Stratège militaire bien connu par les Anglo-saxons[2], il a été un grand défenseur de l'indépendance nucléaire française. Il peut être considéré comme un père fondateur des théories utilisées de nos jours à propos du terrorisme ou de la guérilla, appelée de son temps « guerre révolutionnaire ».

Il a notamment commandé la Force A de l'expédition alliée contre l'Égypte en 1956 lors de la crise de Suez. Il est par ailleurs l'auteur d'un important ouvrage théorique sur la stratégie militaire : Introduction à la stratégie (1963).

Biographie modifier

Jeunesse et études modifier

Né en 1902[3],[4], André Beaufre entre à Saint-Cyr en 1921, où il rencontre Charles de Gaulle qui est alors instructeur. En 1925, il est au Maroc pour la guerre du Rif, où il est gravement blessé.

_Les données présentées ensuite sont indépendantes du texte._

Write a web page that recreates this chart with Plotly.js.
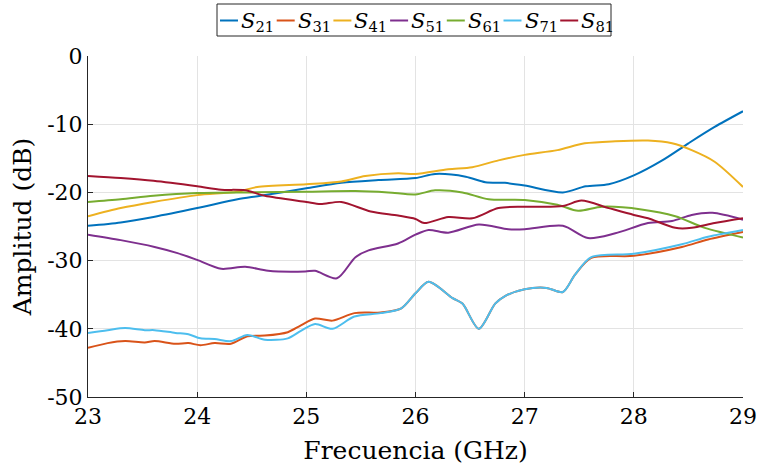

Beaufre étudie ensuite à l'École supérieure de guerre et à l'École libre des sciences politiques[5].

Parcours professionnel modifier

Sa carrière militaire est riche[6]. En 1938, il part pour une mission d'un an à Moscou[4]. Pendant la Seconde Guerre mondiale, il est affecté au grand quartier général au début du conflit[4]. Weygand le prend à son cabinet lorsqu'il devient, fin 1940, délégué général en Algérie[4]. Alors qu'il est secrétaire à la Défense Nationale en Algérie, auprès du général Weygand, en 1940 et 1941, il est arrêté par le régime de Vichy pour avoir tenté, avec le fondateur du réseau Alliance, Georges Loustaunau-Lacau, de renverser l'allégeance de l'armée d'Afrique au profit des Alliés[4]. Jugé à Clermont-Ferrand en octobre 1941, il est renvoyé de l'armée et condamné à deux mois de prison[4]. Après sa libération en 1942, il rejoint l'armée française de la Libération[4] dans laquelle il sert sur plusieurs fronts jusqu'à la fin de la guerre en 1945. Sa femme passe également en Algérie en novembre 1942, grâce au réseau Alliance.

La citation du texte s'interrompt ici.